▶ **DIRECTION**
Your task is to give the listing below back word for word, pictures excluded.
-- start of SUPPLIED DATA --
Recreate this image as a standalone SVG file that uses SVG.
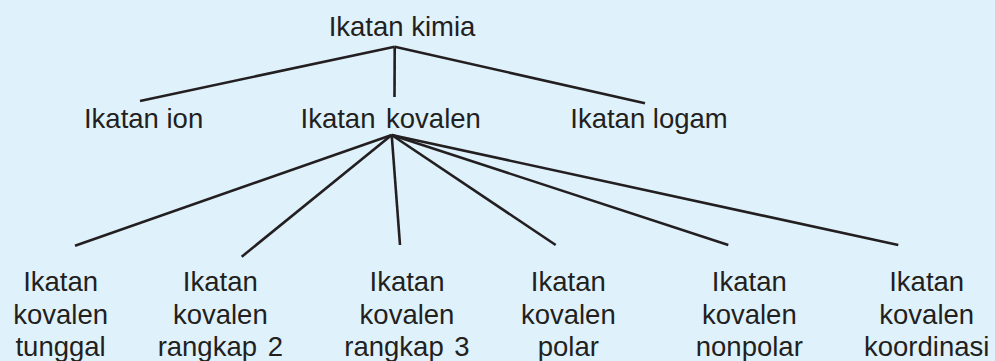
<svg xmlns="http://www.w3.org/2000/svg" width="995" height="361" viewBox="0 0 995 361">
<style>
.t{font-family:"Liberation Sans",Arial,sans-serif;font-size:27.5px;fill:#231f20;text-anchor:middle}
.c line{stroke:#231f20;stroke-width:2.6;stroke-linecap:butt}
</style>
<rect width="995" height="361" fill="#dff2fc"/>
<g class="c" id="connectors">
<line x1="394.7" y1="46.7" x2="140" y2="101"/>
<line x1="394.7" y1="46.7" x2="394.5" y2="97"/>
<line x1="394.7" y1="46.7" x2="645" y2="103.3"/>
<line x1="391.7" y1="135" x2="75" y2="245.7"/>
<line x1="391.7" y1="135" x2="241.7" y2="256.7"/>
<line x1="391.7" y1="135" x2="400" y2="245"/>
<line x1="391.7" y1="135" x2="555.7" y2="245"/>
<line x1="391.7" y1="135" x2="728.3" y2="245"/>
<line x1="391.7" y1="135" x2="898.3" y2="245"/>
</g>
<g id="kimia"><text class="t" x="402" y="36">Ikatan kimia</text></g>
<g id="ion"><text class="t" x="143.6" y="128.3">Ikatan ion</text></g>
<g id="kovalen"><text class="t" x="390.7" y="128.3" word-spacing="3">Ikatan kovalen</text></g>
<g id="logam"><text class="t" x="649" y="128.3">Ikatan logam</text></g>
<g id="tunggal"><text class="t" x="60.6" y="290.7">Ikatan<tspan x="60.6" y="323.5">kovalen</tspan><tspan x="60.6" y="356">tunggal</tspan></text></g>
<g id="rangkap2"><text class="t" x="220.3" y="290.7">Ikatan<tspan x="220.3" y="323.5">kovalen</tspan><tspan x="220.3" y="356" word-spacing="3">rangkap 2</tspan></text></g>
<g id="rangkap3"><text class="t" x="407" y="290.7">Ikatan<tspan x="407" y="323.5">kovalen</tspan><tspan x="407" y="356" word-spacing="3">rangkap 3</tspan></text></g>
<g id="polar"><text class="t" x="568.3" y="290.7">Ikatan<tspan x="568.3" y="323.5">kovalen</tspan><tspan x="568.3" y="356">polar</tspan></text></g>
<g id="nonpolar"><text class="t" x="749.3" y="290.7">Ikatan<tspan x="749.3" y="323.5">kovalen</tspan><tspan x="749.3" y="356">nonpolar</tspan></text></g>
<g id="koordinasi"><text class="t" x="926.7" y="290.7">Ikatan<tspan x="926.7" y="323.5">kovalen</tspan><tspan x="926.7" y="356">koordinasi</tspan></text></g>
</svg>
-- end of SUPPLIED DATA --
▶ **EXERCISE SOLUTION**
Recreate this image as a standalone SVG file that uses SVG.
<svg xmlns="http://www.w3.org/2000/svg" width="995" height="361" viewBox="0 0 995 361">
<style>
.t{font-family:"Liberation Sans",Arial,sans-serif;font-size:27.5px;fill:#231f20;text-anchor:middle}
.c line{stroke:#231f20;stroke-width:2.6;stroke-linecap:butt}
</style>
<rect width="995" height="361" fill="#dff2fc"/>
<g class="c" id="connectors">
<line x1="394.7" y1="46.7" x2="140" y2="101"/>
<line x1="394.7" y1="46.7" x2="394.5" y2="97"/>
<line x1="394.7" y1="46.7" x2="645" y2="103.3"/>
<line x1="391.7" y1="135" x2="75" y2="245.7"/>
<line x1="391.7" y1="135" x2="241.7" y2="256.7"/>
<line x1="391.7" y1="135" x2="400" y2="245"/>
<line x1="391.7" y1="135" x2="555.7" y2="245"/>
<line x1="391.7" y1="135" x2="728.3" y2="245"/>
<line x1="391.7" y1="135" x2="898.3" y2="245"/>
</g>
<g id="kimia"><text class="t" x="402" y="36">Ikatan kimia</text></g>
<g id="ion"><text class="t" x="143.6" y="128.3">Ikatan ion</text></g>
<g id="kovalen"><text class="t" x="390.7" y="128.3" word-spacing="3">Ikatan kovalen</text></g>
<g id="logam"><text class="t" x="649" y="128.3">Ikatan logam</text></g>
<g id="tunggal"><text class="t" x="60.6" y="290.7">Ikatan<tspan x="60.6" y="323.5">kovalen</tspan><tspan x="60.6" y="356">tunggal</tspan></text></g>
<g id="rangkap2"><text class="t" x="220.3" y="290.7">Ikatan<tspan x="220.3" y="323.5">kovalen</tspan><tspan x="220.3" y="356" word-spacing="3">rangkap 2</tspan></text></g>
<g id="rangkap3"><text class="t" x="407" y="290.7">Ikatan<tspan x="407" y="323.5">kovalen</tspan><tspan x="407" y="356" word-spacing="3">rangkap 3</tspan></text></g>
<g id="polar"><text class="t" x="568.3" y="290.7">Ikatan<tspan x="568.3" y="323.5">kovalen</tspan><tspan x="568.3" y="356">polar</tspan></text></g>
<g id="nonpolar"><text class="t" x="749.3" y="290.7">Ikatan<tspan x="749.3" y="323.5">kovalen</tspan><tspan x="749.3" y="356">nonpolar</tspan></text></g>
<g id="koordinasi"><text class="t" x="926.7" y="290.7">Ikatan<tspan x="926.7" y="323.5">kovalen</tspan><tspan x="926.7" y="356">koordinasi</tspan></text></g>
</svg>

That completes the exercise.